Reproduce, character for character, the lines below from the first through the one with "var wholesale = [580, 565, 670, 815, 70, 1135, 370];". Leave pictures out.
________
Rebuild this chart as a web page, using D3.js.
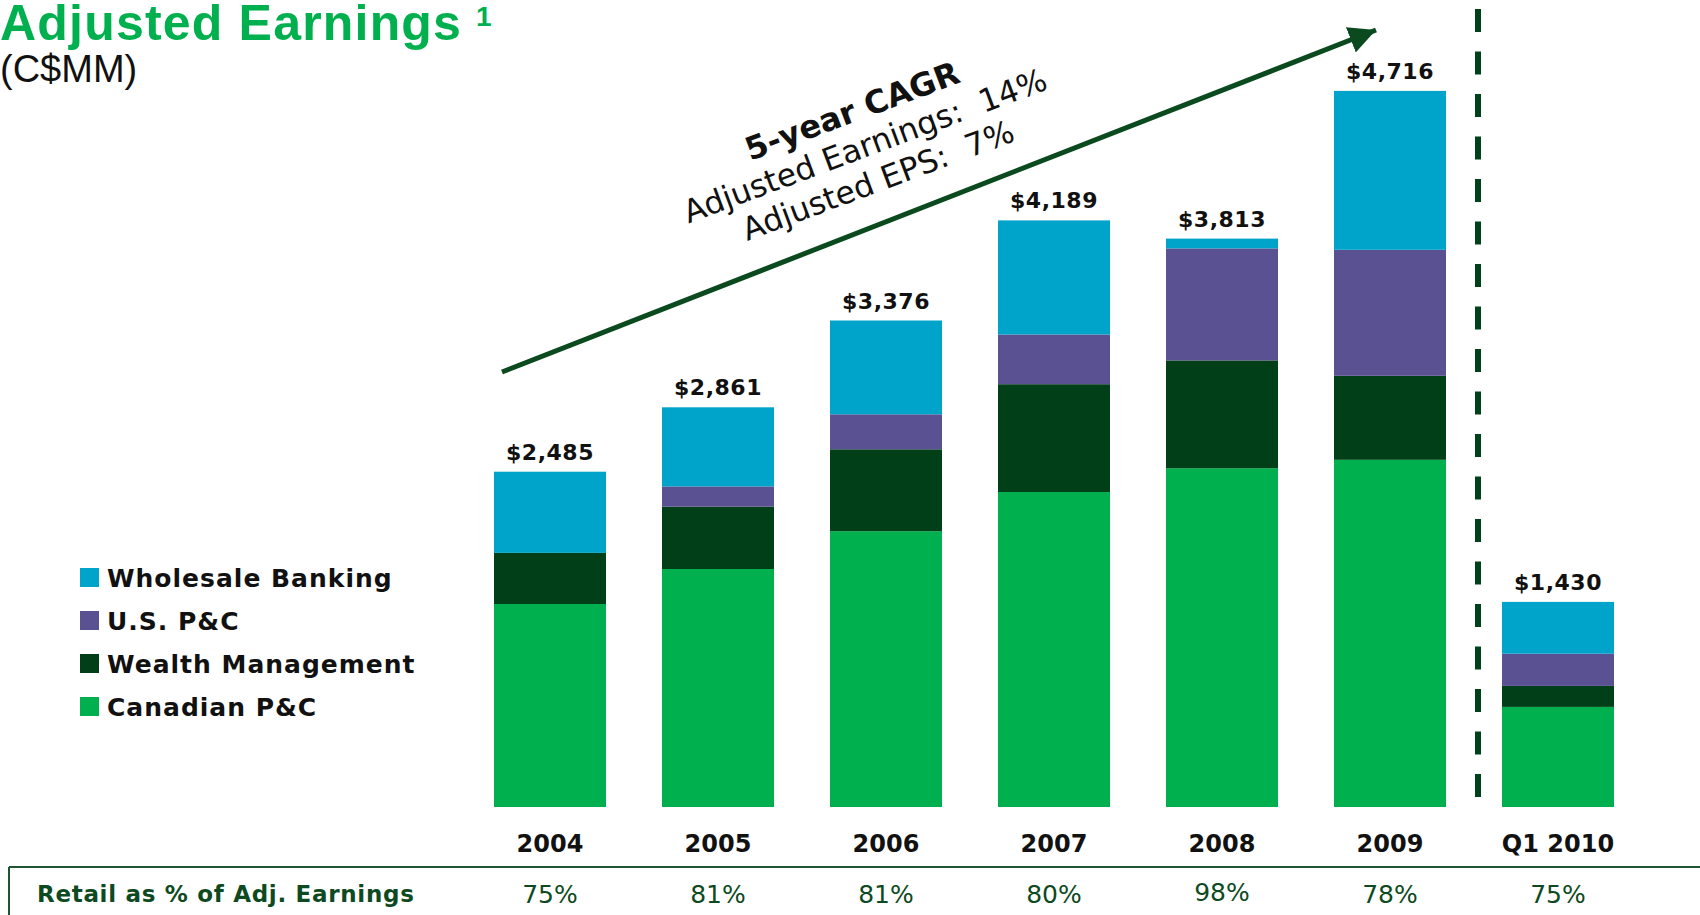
<!DOCTYPE html>
<html>
<head>
<meta charset="utf-8">
<script src="https://cdn.jsdelivr.net/npm/d3@7"></script>
<style>
  body { margin: 0; background: #fff; }
  svg { display: block; }
  text { font-family: "DejaVu Sans", sans-serif; }
  text.sans { font-family: "Liberation Sans", Arial, sans-serif; }
</style>
</head>
<body>
<svg class="chart" width="1700" height="915"></svg>
<script>
// periods on the x axis
var periods = ["2004", "2005", "2006", "2007", "2008", "2009", "Q1 2010"];

// segment earnings (C$MM)
var canadianPC = [1450, 1700, 1970, 2250, 2420, 2480, 715];
var wealthMgmt = [365, 445, 585, 770, 770, 600, 150];
var usPC = [0, 145, 250, 355, 800, 900, 230];
var wholesale = [580, 565, 670, 815, 70, 1135, 370];

// labels printed above the bars and in the table row
var totals = [2485, 2861, 3376, 4189, 3813, 4716, 1430];
var retailPct = ["75%", "81%", "81%", "80%", "98%", "78%", "75%"];

var seriesNames = ["Wholesale Banking", "U.S. P&C", "Wealth Management", "Canadian P&C"];
var cagrLines = ["5-year CAGR", "Adjusted Earnings:  14%", "Adjusted EPS:  7%"];

var svg = d3.select(".chart");

var keys = ["canadian", "wealth", "us", "wholesale"];
var color = d3.scaleOrdinal()
    .domain(keys)
    .range(["#00b04f", "#003f17", "#5a5193", "#00a3c9"]);

var rows = periods.map(function (p, i) {
  return { period: p, canadian: canadianPC[i], wealth: wealthMgmt[i], us: usPC[i], wholesale: wholesale[i] };
});

var x = d3.scaleBand()
    .domain(periods)
    .range([494, 1614])
    .paddingInner(1 / 3)
    .paddingOuter(0);

var y = d3.scaleLinear()
    .domain([0, 5000])
    .range([807, 107]);

var stacked = d3.stack().keys(keys)(rows);

// bars
svg.append("g")
    .attr("class", "bars")
    .selectAll("g")
    .data(stacked)
    .enter().append("g")
    .attr("fill", function (d) { return color(d.key); })
    .selectAll("rect")
    .data(function (d) { return d; })
    .enter().append("rect")
    .attr("x", function (d) { return x(d.data.period); })
    .attr("width", x.bandwidth())
    .attr("y", function (d) { return y(d[1]); })
    .attr("height", function (d) { return y(d[0]) - y(d[1]); });

// total labels sit on top of each stack
var topSeries = stacked[stacked.length - 1];
var money = d3.format("$,");
svg.append("g")
    .selectAll("text")
    .data(topSeries)
    .enter().append("text")
    .attr("x", function (d) { return x(d.data.period) + x.bandwidth() / 2; })
    .attr("y", function (d) { return y(d[1]) - 12; })
    .attr("text-anchor", "middle")
    .attr("font-size", 22)
    .attr("font-weight", "bold")
    .attr("letter-spacing", 0.5)
    .attr("fill", "#111")
    .text(function (d, i) { return money(totals[i]); });

// period labels
svg.append("g")
    .selectAll("text")
    .data(periods)
    .enter().append("text")
    .attr("x", function (d) { return x(d) + x.bandwidth() / 2; })
    .attr("y", 852)
    .attr("text-anchor", "middle")
    .attr("font-size", 24)
    .attr("font-weight", "bold")
    .attr("fill", "#111")
    .text(function (d) { return d; });

// table row
svg.append("line")
    .attr("x1", 9).attr("x2", 1700)
    .attr("y1", 867).attr("y2", 867)
    .attr("stroke", "#1e5631")
    .attr("stroke-width", 2);
svg.append("line")
    .attr("x1", 9).attr("x2", 9)
    .attr("y1", 867).attr("y2", 915)
    .attr("stroke", "#1e5631")
    .attr("stroke-width", 2);

svg.append("text")
    .attr("x", 37)
    .attr("y", 902)
    .attr("font-size", 23)
    .attr("font-weight", "bold")
    .attr("letter-spacing", 0.7)
    .attr("fill", "#0d4a22")
    .text("Retail as % of Adj. Earnings");

svg.append("g")
    .selectAll("text")
    .data(retailPct)
    .enter().append("text")
    .attr("x", function (d, i) { return x(periods[i]) + x.bandwidth() / 2; })
    .attr("y", function (d, i) { return i === 4 ? 901 : 903; })
    .attr("text-anchor", "middle")
    .attr("font-size", 25)
    .attr("fill", "#0d4a22")
    .text(function (d) { return d; });

// divider between annual and quarterly
svg.append("line")
    .attr("x1", 1478).attr("x2", 1478)
    .attr("y1", 9).attr("y2", 816)
    .attr("stroke", "#00401a")
    .attr("stroke-width", 6)
    .attr("stroke-dasharray", "23,19.5");

// legend
var legend = svg.append("g")
    .attr("class", "legend")
    .selectAll("g")
    .data(seriesNames)
    .enter().append("g")
    .attr("transform", function (d, i) { return "translate(80," + (568 + i * 43) + ")"; });

legend.append("rect")
    .attr("width", 19)
    .attr("height", 19)
    .attr("fill", function (d, i) { return color(keys[keys.length - 1 - i]); });

legend.append("text")
    .attr("x", 27)
    .attr("y", 19)
    .attr("font-size", 25)
    .attr("font-weight", "bold")
    .attr("letter-spacing", 1.0)
    .attr("fill", "#111")
    .text(function (d) { return d; });

// growth arrow
svg.append("defs").append("marker")
    .attr("id", "head")
    .attr("viewBox", "0 0 10 10")
    .attr("refX", 10)
    .attr("refY", 5)
    .attr("markerUnits", "userSpaceOnUse")
    .attr("markerWidth", 27)
    .attr("markerHeight", 27)
    .attr("orient", "auto")
    .append("path")
    .attr("d", "M0,0 L10,5 L0,10 Z")
    .attr("fill", "#0a4a1e");

svg.append("line")
    .attr("x1", 502).attr("y1", 372)
    .attr("x2", 1376).attr("y2", 30)
    .attr("stroke", "#0a4a1e")
    .attr("stroke-width", 5)
    .attr("marker-end", "url(#head)");

var cagr = svg.append("g")
    .attr("transform", "translate(869,156) rotate(-20.5)");

cagr.selectAll("text")
    .data(cagrLines)
    .enter().append("text")
    .attr("x", 0)
    .attr("y", function (d, i) { return (i - 1) * 37; })
    .attr("text-anchor", "middle")
    .attr("font-size", function (d, i) { return i === 0 ? 32 : 31.5; })
    .attr("font-weight", function (d, i) { return i === 0 ? "bold" : "normal"; })
    .style("white-space", "pre")
    .attr("fill", "#111")
    .text(function (d) { return d; });

// title
svg.append("text")
    .attr("class", "sans")
    .attr("x", 0)
    .attr("y", 40)
    .attr("font-size", 50)
    .attr("font-weight", "bold")
    .attr("letter-spacing", 1.2)
    .attr("fill", "#00b04f")
    .text("Adjusted Earnings");

svg.append("text")
    .attr("class", "sans")
    .attr("x", 476)
    .attr("y", 26)
    .attr("font-size", 28)
    .attr("font-weight", "bold")
    .attr("fill", "#00b04f")
    .text("1");

svg.append("text")
    .attr("class", "sans")
    .attr("x", 0)
    .attr("y", 82)
    .attr("font-size", 38)
    .attr("fill", "#111")
    .text("(C$MM)");
</script>
</body>
</html>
________
(Written answer)
Rebuild this chart as a web page, using D3.js.
<!DOCTYPE html>
<html>
<head>
<meta charset="utf-8">
<script src="https://cdn.jsdelivr.net/npm/d3@7"></script>
<style>
  body { margin: 0; background: #fff; }
  svg { display: block; }
  text { font-family: "DejaVu Sans", sans-serif; }
  text.sans { font-family: "Liberation Sans", Arial, sans-serif; }
</style>
</head>
<body>
<svg class="chart" width="1700" height="915"></svg>
<script>
// periods on the x axis
var periods = ["2004", "2005", "2006", "2007", "2008", "2009", "Q1 2010"];

// segment earnings (C$MM)
var canadianPC = [1450, 1700, 1970, 2250, 2420, 2480, 715];
var wealthMgmt = [365, 445, 585, 770, 770, 600, 150];
var usPC = [0, 145, 250, 355, 800, 900, 230];
var wholesale = [580, 565, 670, 815, 70, 1135, 370];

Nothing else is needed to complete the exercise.